I have no interest in pushing stereotypes or staking a claim to a single character or even a single narrative somehow representing all of a culture or all of a historical event. I don’t feel that this book does that, though I suppose that is up for readers to decide. I hope they find something redemptive, something informative in reading it, something that makes them feel less alone. 

J.P.: This aspect seems particularly critical since you present Najwa as a nonbeliever, a woman who lives in what appears to be a Middle Eastern city in which a strict religious culture dominates. You write, “She had found little escape in Islam, though she prayed for it as a child, asked God to grant her some measure of belief. Maybe she could have shared that with Father or Fatimah or found some other connection to the world. But she could not fake those feelings. Prayer did little, practice even less.” I understand this may be a parallel to Kafka’s life.

D.S.: Kafka’s relationship to religion is still being debated among scholars, which exemplifies the beauty in the unknown, unexplained, and interpretive in Kafka’s writing. I think there are works that clearly show him dealing with aspects of Judaism, both culturally and religiously. The quote capture something a lot of people feel, including Kafka and myself, and that is the existential abeyance of seeing how people connect to being in the world while you exist outside of it and know you cannot use one of the oldest of tools to be a part of it.  

J.P.: Can you discuss some of the other parallels between Najwa’s life and Kafka’s. For example, the publication she writes for is named Kafia! (Enough!). They both write fantastical stories. Toward the end, Najwa succumbs to what appears to be tuberculosis.

D.S.: Both Kafka and Najwa deal with a father who seeks to control their lives. Both feel an inexplicable drive to write fiction. Both are trapped by a sense of guilt. Both seek redemption in a world that seems intent on refusing such redemption or is, at best, indifferent to the possibility. In all of these ways, the character of Najwa mirrors Kafka; or more accurately, she mirrors a great deal of his writing which was so much more than mere biography. 

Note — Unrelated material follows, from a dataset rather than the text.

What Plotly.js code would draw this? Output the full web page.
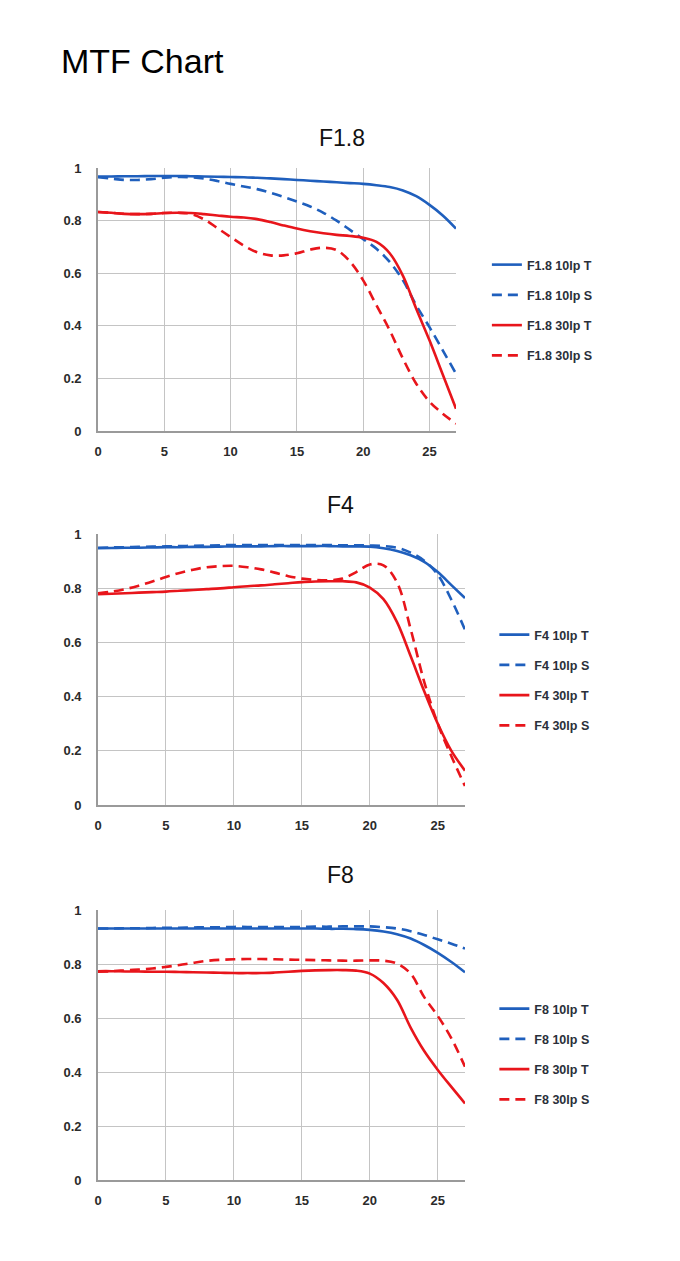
<!DOCTYPE html>
<html>
<head>
<meta charset="utf-8">
<script src="https://cdn.plot.ly/plotly-3.0.1.min.js"></script>
<style>html,body{margin:0;padding:0;background:#fff;}#chart{width:680px;height:1261px;}</style>
</head>
<body>
<div id="chart"></div>
<script>
// Field position (x) shared by all curves
const fieldX = [0,1,2,3,4,5,6,7,8,9,10,11,12,13,14,15,16,17,18,19,20,21,22,23,24,25,26,27];

// F1.8
const f18_10T = [0.968,0.968,0.969,0.969,0.970,0.970,0.970,0.969,0.968,0.967,0.966,0.965,0.963,0.961,0.958,0.955,0.952,0.949,0.946,0.943,0.940,0.935,0.928,0.915,0.893,0.860,0.820,0.770];
const f18_10S = [0.965,0.960,0.955,0.955,0.958,0.963,0.966,0.965,0.960,0.951,0.940,0.930,0.920,0.906,0.890,0.873,0.854,0.830,0.800,0.765,0.730,0.693,0.643,0.573,0.478,0.395,0.307,0.218];
const f18_30T = [0.833,0.830,0.826,0.825,0.826,0.829,0.830,0.829,0.825,0.820,0.815,0.812,0.806,0.795,0.782,0.770,0.760,0.752,0.746,0.742,0.735,0.719,0.676,0.590,0.465,0.345,0.215,0.085];
const f18_30S = [0.833,0.830,0.826,0.825,0.826,0.829,0.830,0.826,0.805,0.772,0.738,0.705,0.680,0.668,0.668,0.676,0.690,0.697,0.688,0.645,0.573,0.478,0.383,0.275,0.180,0.112,0.066,0.028];

// F4
const f4_10T = [0.948,0.949,0.950,0.950,0.951,0.952,0.952,0.953,0.953,0.954,0.955,0.955,0.955,0.956,0.956,0.956,0.956,0.956,0.955,0.955,0.954,0.948,0.938,0.922,0.898,0.860,0.812,0.764];
const f4_10S = [0.950,0.951,0.952,0.953,0.954,0.955,0.956,0.957,0.958,0.959,0.960,0.960,0.960,0.960,0.960,0.960,0.960,0.960,0.959,0.959,0.958,0.956,0.950,0.932,0.902,0.850,0.758,0.647];
const f4_30T = [0.778,0.780,0.782,0.784,0.786,0.788,0.791,0.794,0.797,0.800,0.804,0.808,0.811,0.815,0.819,0.823,0.825,0.826,0.826,0.822,0.803,0.760,0.675,0.550,0.420,0.300,0.200,0.127];
const f4_30S = [0.782,0.788,0.797,0.810,0.825,0.842,0.857,0.869,0.878,0.882,0.883,0.878,0.870,0.858,0.845,0.836,0.831,0.830,0.836,0.860,0.888,0.885,0.822,0.650,0.455,0.300,0.180,0.070];

// F8
const f8_10T = [0.932,0.932,0.932,0.932,0.932,0.932,0.932,0.932,0.932,0.932,0.932,0.932,0.932,0.932,0.932,0.932,0.932,0.931,0.931,0.930,0.927,0.921,0.911,0.895,0.871,0.842,0.808,0.770];
const f8_10S = [0.932,0.932,0.933,0.933,0.934,0.935,0.935,0.936,0.937,0.937,0.938,0.938,0.938,0.938,0.938,0.938,0.939,0.939,0.940,0.940,0.940,0.937,0.932,0.922,0.908,0.892,0.876,0.858];
const f8_30T = [0.774,0.774,0.773,0.773,0.772,0.772,0.771,0.770,0.769,0.768,0.767,0.767,0.767,0.769,0.772,0.775,0.777,0.778,0.778,0.776,0.765,0.730,0.668,0.565,0.478,0.408,0.345,0.284];
const f8_30S = [0.772,0.774,0.777,0.780,0.784,0.790,0.797,0.805,0.812,0.816,0.818,0.819,0.819,0.818,0.817,0.816,0.815,0.814,0.813,0.813,0.814,0.813,0.802,0.765,0.678,0.608,0.525,0.420];

const xTicks = [0,5,10,15,20,25];
const yTicks = [0,0.2,0.4,0.6,0.8,1];
const yTickText = ['0','0.2','0.4','0.6','0.8','1'];

const BLUE = '#1f5fbd';
const RED = '#e8151b';
const DASH = '10px,6px';

function tr(name, y, color, dashed, ax, lg) {
  return {
    type: 'scatter', mode: 'lines', x: fieldX, y: y, name: name,
    xaxis: 'x' + ax, yaxis: 'y' + ax, legend: lg, legendgroup: name,
    line: {color: color, width: 2.6, shape: 'spline', smoothing: 1, dash: dashed ? DASH : 'solid'},
    hoverinfo: 'x+y+name'
  };
}

const data = [
  tr('F1.8 10lp T', f18_10T, BLUE, false, '', 'legend'),
  tr('F1.8 10lp S', f18_10S, BLUE, true, '', 'legend'),
  tr('F1.8 30lp T', f18_30T, RED, false, '', 'legend'),
  tr('F1.8 30lp S', f18_30S, RED, true, '', 'legend'),
  tr('F4 10lp T', f4_10T, BLUE, false, '2', 'legend2'),
  tr('F4 10lp S', f4_10S, BLUE, true, '2', 'legend2'),
  tr('F4 30lp T', f4_30T, RED, false, '2', 'legend2'),
  tr('F4 30lp S', f4_30S, RED, true, '2', 'legend2'),
  tr('F8 10lp T', f8_10T, BLUE, false, '3', 'legend3'),
  tr('F8 10lp S', f8_10S, BLUE, true, '3', 'legend3'),
  tr('F8 30lp T', f8_30T, RED, false, '3', 'legend3'),
  tr('F8 30lp S', f8_30S, RED, true, '3', 'legend3')
];

const tickFont = {family: 'Liberation Sans, Arial, sans-serif', size: 13, color: '#2b2b2b', weight: 'bold'};

function xa(domain, anchor) {
  return {
    domain: domain, anchor: anchor, range: [0, 27], tickvals: xTicks,
    showgrid: true, gridcolor: '#c4c4c4', gridwidth: 1.4,
    showline: true, linecolor: '#9a9a9a', linewidth: 1.6,
    zeroline: false, ticks: '', tickfont: tickFont, ticklabelstandoff: 8, fixedrange: true
  };
}
function ya(domain, anchor) {
  return {
    domain: domain, anchor: anchor, range: [0, 1.0005], tickvals: yTicks, ticktext: yTickText,
    showgrid: true, gridcolor: '#c4c4c4', gridwidth: 1.4,
    showline: true, linecolor: '#9a9a9a', linewidth: 1.6,
    zeroline: false, ticks: '', tickfont: tickFont, ticklabelstandoff: 12, fixedrange: true
  };
}
function lg(x, y) {
  return {
    x: x, y: y, xanchor: 'left', yanchor: 'top', bgcolor: 'rgba(0,0,0,0)',
    font: {family: 'Liberation Sans, Arial, sans-serif', size: 12.5, color: '#2a2f3a', weight: 'bold'},
    traceorder: 'grouped', tracegroupgap: 11, itemclick: false, itemdoubleclick: false
  };
}

const subTitleFont = {family: 'Liberation Sans, Arial, sans-serif', size: 23, color: '#111'};

const layout = {
  width: 680, height: 1261,
  margin: {l: 0, r: 0, t: 0, b: 0},
  paper_bgcolor: '#ffffff', plot_bgcolor: '#ffffff',
  title: {text: 'MTF Chart', x: 61/680, xanchor: 'left', y: 1 - 61/1261, yanchor: 'middle',
          font: {family: 'Liberation Sans, Arial, sans-serif', size: 34, color: '#000'}},
  xaxis: xa([0.1441, 0.6706], 'y'),
  yaxis: ya([0.6582, 0.8668], 'x'),
  xaxis2: xa([0.1441, 0.6838], 'y2'),
  yaxis2: ya([0.3616, 0.5765], 'x2'),
  xaxis3: xa([0.1441, 0.6838], 'y3'),
  yaxis3: ya([0.0642, 0.2783], 'x3'),
  legend: lg(0.716, 1 - 250/1261),
  legend2: lg(0.727, 1 - 620/1261),
  legend3: lg(0.727, 1 - 994/1261),
  annotations: [
    {text: 'F1.8', x: 342/680, y: 1 - 138/1261, xref: 'paper', yref: 'paper', showarrow: false, xanchor: 'center', yanchor: 'middle', font: subTitleFont},
    {text: 'F4', x: 340/680, y: 1 - 505/1261, xref: 'paper', yref: 'paper', showarrow: false, xanchor: 'center', yanchor: 'middle', font: subTitleFont},
    {text: 'F8', x: 340/680, y: 1 - 875/1261, xref: 'paper', yref: 'paper', showarrow: false, xanchor: 'center', yanchor: 'middle', font: subTitleFont}
  ],
  showlegend: true
};

Plotly.newPlot('chart', data, layout, {displayModeBar: false, staticPlot: false, responsive: false});
</script>
</body>
</html>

J.P.: Najwa/Kafka becomes a participant in what appears to be an Arab Spring-type uprising. How does this tie into Kafka’s life, or does it?

D.S.: This, because Najwa the character is based on Kafka and his work, ties to both of their lives, and, I hope, to our own. The uprising is the real-world actualization of self-determination, at least the fight for it. The action we see taken in the world might spur the existential one within, as opposed to the other way around, which is how a lot of us stay trapped in our heads. We think if we can change ourselves than we can put that change into action. Sometimes, we need to act first in order to change ourselves.